September arrived yesterday without a lot of fanfare. The temperatures dropped a bit, and I'm loving it. I'm still pretty much housebound, and that would be fine if I could just get my house clean and in order. Seems like every project I begin gets stalled. I either get distracted or too tired. I'm really hoping the cooler weather will help kick my energy into high gear.
I posted this on my FB page...
Doctor's office phoned and woke me a couple hours ago. She says, "Your results... Oh, hold on a minute." Waited, waited, waited. Comes back on, "I'll have to call you back." What?!
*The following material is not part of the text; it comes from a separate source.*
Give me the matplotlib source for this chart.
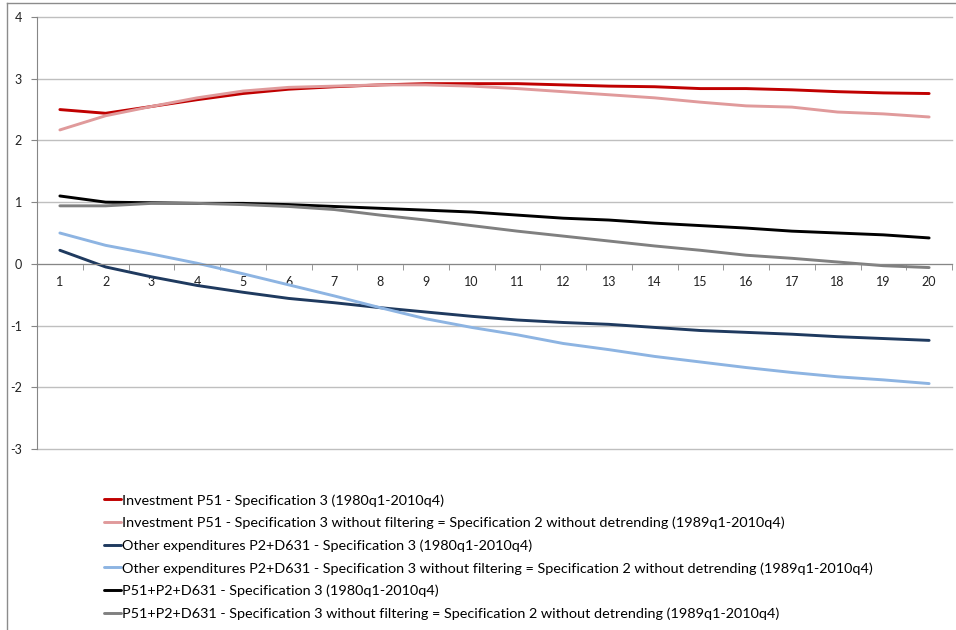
import matplotlib
matplotlib.use("Agg")
import matplotlib.pyplot as plt
from matplotlib.lines import Line2D

horizons = list(range(1, 21))

inv_spec3 = [2.50, 2.44, 2.55, 2.66, 2.76, 2.83, 2.87, 2.90, 2.92, 2.92,
             2.92, 2.90, 2.88, 2.87, 2.84, 2.84, 2.82, 2.79, 2.77, 2.76]
inv_nofilt = [2.17, 2.40, 2.55, 2.69, 2.80, 2.86, 2.88, 2.90, 2.90, 2.88,
              2.84, 2.79, 2.74, 2.69, 2.62, 2.56, 2.54, 2.46, 2.43, 2.38]
oth_spec3 = [0.22, -0.05, -0.21, -0.35, -0.46, -0.56, -0.63, -0.71, -0.78, -0.85,
             -0.91, -0.95, -0.98, -1.03, -1.08, -1.11, -1.14, -1.18, -1.21, -1.24]
oth_nofilt = [0.50, 0.30, 0.16, 0.01, -0.16, -0.34, -0.52, -0.71, -0.89, -1.03,
              -1.15, -1.29, -1.39, -1.50, -1.59, -1.68, -1.76, -1.83, -1.88, -1.94]
tot_spec3 = [1.10, 1.00, 0.99, 0.98, 0.98, 0.96, 0.93, 0.90, 0.87, 0.84,
             0.79, 0.74, 0.71, 0.66, 0.62, 0.58, 0.53, 0.50, 0.47, 0.42]
tot_nofilt = [0.94, 0.94, 0.98, 0.98, 0.96, 0.93, 0.88, 0.79, 0.71, 0.62,
              0.53, 0.45, 0.37, 0.29, 0.22, 0.14, 0.09, 0.03, -0.03, -0.06]

labels = [
    "Investment P51 - Specification 3 (1980q1-2010q4)",
    "Investment P51 - Specification 3 without filtering = Specification 2 without detrending (1989q1-2010q4)",
    "Other expenditures P2+D631 - Specification 3 (1980q1-2010q4)",
    "Other expenditures P2+D631 - Specification 3 without filtering = Specification 2 without detrending (1989q1-2010q4)",
    "P51+P2+D631 - Specification 3 (1980q1-2010q4)",
    "P51+P2+D631 - Specification 3 without filtering = Specification 2 without detrending (1989q1-2010q4)",
]
series = [inv_spec3, inv_nofilt, oth_spec3, oth_nofilt, tot_spec3, tot_nofilt]
colors = ["#C00000", "#E09A9B", "#1F3A5F", "#8DB4E2", "#000000", "#808080"]

plt.rcParams['font.family'] = ['Lato', 'DejaVu Sans']
plt.rcParams['axes.unicode_minus'] = False

fig = plt.figure(figsize=(9.56, 6.3), dpi=100)
ax = fig.add_axes([37/956, 1-449/630, (952-37)/956, (449-17)/630])

for y, c, lab in zip(series, colors, labels):
    ax.plot(horizons, y, color=c, lw=2.1, label=lab, solid_capstyle='round')

ax.set_xlim(0.5, 20.5)
ax.set_ylim(-3, 4)
ax.set_yticks(range(-3, 5))
ax.yaxis.grid(True, color="#BFBFBF", lw=1)
for gl in ax.get_ygridlines():
    gl.set_clip_on(False)
ax.set_axisbelow(True)
for s in ['top', 'right']:
    ax.spines[s].set_visible(False)
ax.spines['left'].set_color("#868686")
ax.spines['bottom'].set_color("#868686")
ax.spines['bottom'].set_position(('data', 0))
ax.set_xticks(horizons)
ax.set_xticks([h + 0.5 for h in horizons[:-1]] + [0.5, 20.5], minor=True)
ax.tick_params(axis='x', which='major', length=0, pad=9, labelsize=9, labelcolor="#222222")
ax.tick_params(axis='x', which='minor', length=4, color="#868686", direction='out')
ax.tick_params(axis='y', length=4, color="#868686", pad=7, labelsize=9, labelcolor="#222222")

leg = fig.legend(loc='upper left', bbox_to_anchor=(104/956, 1-494/630),
                 frameon=False, fontsize=10.4, handlelength=1.15, handletextpad=0.1,
                 labelspacing=0.7, borderpad=0, borderaxespad=0)

fig.add_artist(Line2D([7/956, 1.01], [1-3/630, 1-3/630], color="#8C8C8C", lw=1))
fig.add_artist(Line2D([7/956, 7/956], [1-3/630, -0.01], color="#8C8C8C", lw=1))

fig.savefig("out.png", dpi=100)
And, I am still waiting. I am refusing to be anxious, but it does keep trying to creep up on me. Like a scary movie, you don't know what's around the corner. The spooky music is playing, getting a bit louder. Here's hoping it's nothing. Music fades, birds singing happily, all's right with the world.
UPDATE:
Shortly after writing this, I received my second phone call. I tested positive for PML, which means I am no longer a candidate to receive treatment with Tysabri for the Multiple Sclerosis. Now we have to look at the pros and cons of Gilenya, a newer MS medication that's only been out for about a year. This means more blood tests, eye tests, etc., and then approval from my insurance. It will take a month or more.
So, not so much of birds singing happily. The music is still a little scary, and I do not know what is lurking around that next corner. It's still an amazing world, I'm thankful to be living, and there is always hope. I still have hope.